Saddam and Sura 105 [The Elephant]

The Economist has a useful short-bio obituary in its latest edition titled The Blundering Dictator.

I can remember talking to Dr. Issam Chalabi, the Iraqi Oil Minister at the OPEC meeting in July 1990, and he assured me that Saddam was just blustering when he threatened Kuwait because it demanded repayment of the Iran-Iraq War loans. Saddam had concocted a story that Kuwait had horizontal rigs sucking Iraqi oil from across the border in Kuwait. That sounded crazy. No one expected Saddam to invade Kuwait.

Saddam explains it in this paragraph:
he blew it all by invading Kuwait, the small, rich neighbouring emirate, on August 2nd 1990. Asked in later years, following his capture in a "spider hole" by American invaders, why he had done this, Saddam first blustered that it was because Kuwait was rightfully Iraq's 19th province. Then, in his slightly nasal whine, he growled, "When I get something into my head I act. That's just the way I am."

Perhaps apocryphal or for religious consumption, he did claim in the nineties that he discovered that George Herbert Walker Bush's Republican Party had the Elephant as its symbol, and his mind was drawn to Sura 105 of the Quran referring to The Elephant of Ethiopian invaders being attacked by small birds dropping stones or clay shards which defeated the Ethiopian expedition against Mecca.
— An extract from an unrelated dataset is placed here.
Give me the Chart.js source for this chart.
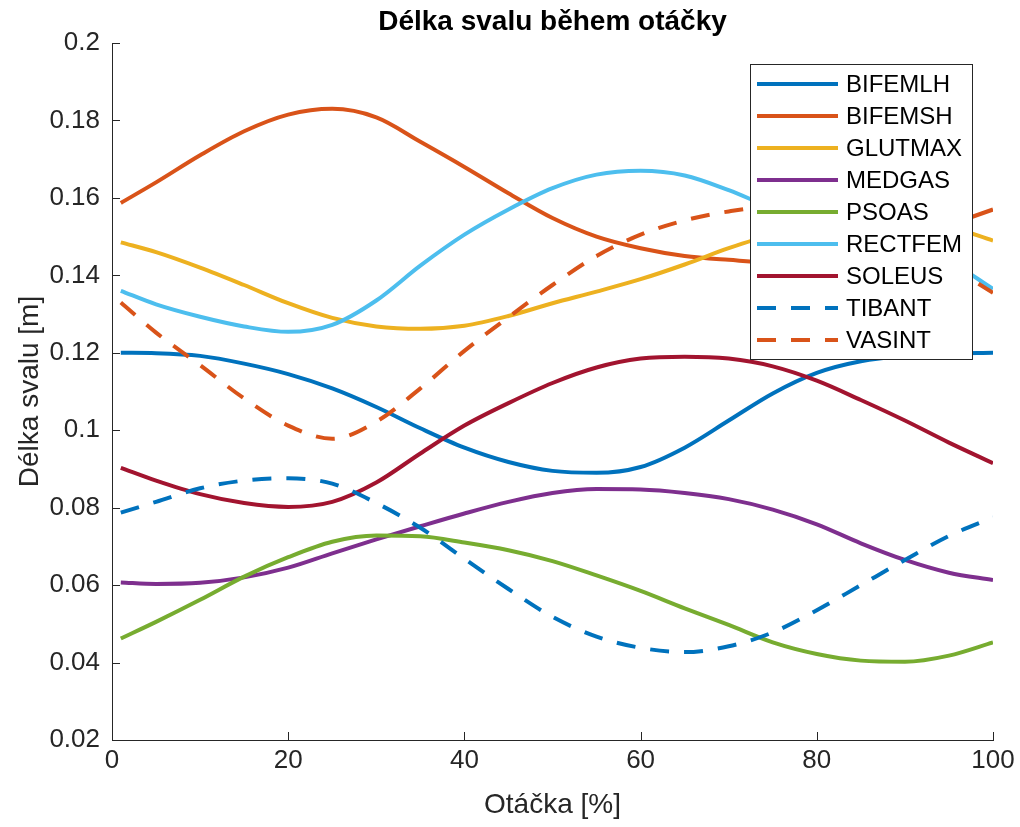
<!DOCTYPE html>
<html><head><meta charset="utf-8">
<script src="https://cdn.jsdelivr.net/npm/chart.js@4.4.1/dist/chart.umd.min.js"></script>
<style>html,body{margin:0;padding:0;background:#fff;}canvas{display:block;}</style>
</head><body>
<canvas id="c" width="1020" height="827"></canvas>
<script>
const xPct = [1,5,10,15,20,25,30,35,40,45,50,55,60,65,70,75,80,85,90,95,100];
const BIFEMLH = [0.1200,0.1199,0.1192,0.1172,0.1145,0.1108,0.1060,0.1005,0.0955,0.0918,0.0895,0.0890,0.0905,0.0955,0.1025,0.1095,0.1148,0.1178,0.1192,0.1198,0.1200];
const BIFEMSH = [0.1587,0.1640,0.1710,0.1772,0.1815,0.1830,0.1808,0.1745,0.1680,0.1612,0.1548,0.1500,0.1470,0.1450,0.1440,0.1433,0.1437,0.1460,0.1490,0.1530,0.1570];
const GLUTMAX = [0.1485,0.1460,0.1420,0.1375,0.1328,0.1290,0.1268,0.1262,0.1270,0.1295,0.1328,0.1358,0.1390,0.1428,0.1470,0.1505,0.1527,0.1537,0.1537,0.1525,0.1490];
const MEDGAS  = [0.0607,0.0603,0.0606,0.0620,0.0645,0.0682,0.0718,0.0752,0.0785,0.0815,0.0838,0.0848,0.0847,0.0838,0.0822,0.0795,0.0757,0.0708,0.0665,0.0632,0.0613];
const PSOAS   = [0.0462,0.0505,0.0562,0.0622,0.0672,0.0712,0.0728,0.0726,0.0710,0.0690,0.0662,0.0625,0.0585,0.0540,0.0497,0.0452,0.0422,0.0405,0.0402,0.0418,0.0452];
const RECTFEM = [0.1360,0.1325,0.1293,0.1268,0.1254,0.1272,0.1335,0.1425,0.1505,0.1570,0.1625,0.1660,0.1670,0.1658,0.1620,0.1573,0.1535,0.1497,0.1462,0.1435,0.1365];
const SOLEUS  = [0.0903,0.0870,0.0835,0.0812,0.0802,0.0815,0.0865,0.0940,0.1012,0.1070,0.1122,0.1162,0.1185,0.1190,0.1185,0.1165,0.1128,0.1078,0.1025,0.0968,0.0915];
const TIBANT  = [0.0787,0.0815,0.0850,0.0870,0.0876,0.0862,0.0812,0.0748,0.0668,0.0590,0.0518,0.0467,0.0438,0.0427,0.0442,0.0478,0.0535,0.0600,0.0665,0.0727,0.0775];
const VASINT  = [0.1330,0.1252,0.1168,0.1082,0.1012,0.0978,0.1022,0.1108,0.1205,0.1292,0.1375,0.1450,0.1505,0.1542,0.1565,0.1577,0.1570,0.1540,0.1488,0.1425,0.1355];

const seriesNames = ['BIFEMLH','BIFEMSH','GLUTMAX','MEDGAS','PSOAS','RECTFEM','SOLEUS','TIBANT','VASINT'];
const seriesValues = [BIFEMLH,BIFEMSH,GLUTMAX,MEDGAS,PSOAS,RECTFEM,SOLEUS,TIBANT,VASINT];
const seriesColors = ['#0072BD','#D95319','#EDB120','#7E2F8E','#77AC30','#4DBEEE','#A2142F','#0072BD','#D95319'];
const seriesDashed = [false,false,false,false,false,false,false,true,true];

const xTickValues = [0,20,40,60,80,100];
const xTickLabels = ['0','20','40','60','80','100'];
const yTickValues = [0.02,0.04,0.06,0.08,0.1,0.12,0.14,0.16,0.18,0.2];
const yTickLabels = ['0.02','0.04','0.06','0.08','0.1','0.12','0.14','0.16','0.18','0.2'];

const titleText = 'Délka svalu během otáčky';
const xTitle = 'Otáčka [%]';
const yTitle = 'Délka svalu [m]';

const FONT = '"Liberation Sans", Arial, Helvetica, sans-serif';
const AX = '#262626';
const DASH = [19, 15];

const datasets = seriesNames.map((name, i) => ({
  label: name,
  data: xPct.map((x, j) => ({x: x, y: seriesValues[i][j]})),
  borderColor: seriesColors[i],
  backgroundColor: seriesColors[i],
  borderWidth: 4,
  borderDash: seriesDashed[i] ? DASH : [],
  borderCapStyle: 'butt',
  pointRadius: 0,
  pointHoverRadius: 0,
  fill: false,
  cubicInterpolationMode: 'monotone',
  order: seriesNames.length - i
}));

const matlabDecor = {
  id: 'matlabDecor',
  afterDatasetsDraw(chart) {
    const ctx = chart.ctx, a = chart.chartArea;
    const xs = chart.scales.x, ys = chart.scales.y;
    ctx.save();
    // inward ticks
    ctx.strokeStyle = AX; ctx.lineWidth = 1; ctx.setLineDash([]);
    ctx.beginPath();
    xTickValues.forEach(v => { const p = Math.round(xs.getPixelForValue(v)) + 0.5; ctx.moveTo(p, a.bottom); ctx.lineTo(p, a.bottom - 8); });
    yTickValues.forEach(v => { const p = Math.round(ys.getPixelForValue(v)) + 0.5; ctx.moveTo(a.left, p); ctx.lineTo(a.left + 8, p); });
    ctx.stroke();
    // title
    ctx.fillStyle = '#000';
    ctx.font = 'bold 28px ' + FONT;
    ctx.textAlign = 'center'; ctx.textBaseline = 'middle';
    ctx.fillText(titleText, (a.left + a.right) / 2, 22);
    // legend
    const lx = 750.5, ly = 64.5, lw = 222, lh = 295;
    ctx.fillStyle = '#fff';
    ctx.fillRect(lx, ly, lw, lh);
    ctx.strokeStyle = AX; ctx.lineWidth = 1;
    ctx.strokeRect(lx, ly, lw, lh);
    ctx.font = '24px ' + FONT;
    ctx.textAlign = 'left'; ctx.textBaseline = 'middle';
    chart.data.datasets.forEach((ds, i) => {
      const y = 84 + i * 32;
      ctx.beginPath();
      ctx.strokeStyle = ds.borderColor; ctx.lineWidth = 4;
      ctx.setLineDash(ds.borderDash || []);
      ctx.lineCap = 'butt';
      ctx.moveTo(757, y); ctx.lineTo(838, y);
      ctx.stroke();
      ctx.setLineDash([]);
      ctx.fillStyle = '#000';
      ctx.fillText(ds.label, 846, y + 1);
    });
    ctx.restore();
  }
};

new Chart(document.getElementById('c'), {
  type: 'line',
  data: { datasets },
  options: {
    responsive: false,
    animation: false,
    devicePixelRatio: 1,
    layout: { padding: { top: 43, right: 27, left: 0, bottom: 0 } },
    plugins: { legend: { display: false }, title: { display: false }, tooltip: { enabled: false } },
    scales: {
      x: {
        type: 'linear', min: 0, max: 100,
        afterBuildTicks: s => { s.ticks = xTickValues.map(v => ({ value: v })); },
        afterFit: s => { s.height = 87; },
        ticks: { callback: (v, i) => xTickLabels[i], font: { family: FONT, size: 26 }, color: AX, padding: 5, maxRotation: 0, autoSkip: false },
        grid: { display: true, drawOnChartArea: false, drawTicks: false },
        border: { display: true, color: AX, width: 1 },
        title: { display: true, text: xTitle, font: { family: FONT, size: 28 }, color: AX, padding: { top: 5, bottom: 5 } }
      },
      y: {
        type: 'linear', min: 0.02, max: 0.2,
        afterBuildTicks: s => { s.ticks = yTickValues.map(v => ({ value: v })); },
        afterFit: s => { s.width = 112; },
        ticks: { callback: (v, i) => yTickLabels[i], font: { family: FONT, size: 26 }, color: AX, padding: 12, autoSkip: false },
        grid: { display: true, drawOnChartArea: false, drawTicks: false },
        border: { display: true, color: AX, width: 1 },
        title: { display: true, text: yTitle, font: { family: FONT, size: 28 }, color: AX, padding: { top: 13, bottom: 0 } }
      }
    }
  },
  plugins: [matlabDecor]
});
</script>
</body></html>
This purportedly happened the year of Muhammad's birth.
And so Saddam invaded Kuwait.

Who knows what Saddam was smoking or drinking, but he got this into his head and believed that he could defeat the awesome US Armies [the Elephant] with the birds.

Actually, that didn't work out in Kuwait, but symbolically it can be said that thousands of insurgent atrocities are having the cumulative effect of overcoming a militarily invincible US Army. But armies don't lose wars by battlefield defeats, as generals since Hannibal have been discovering on a regular basis.

Saddam may have been right in the end, but his timing, as usual, was off a bit.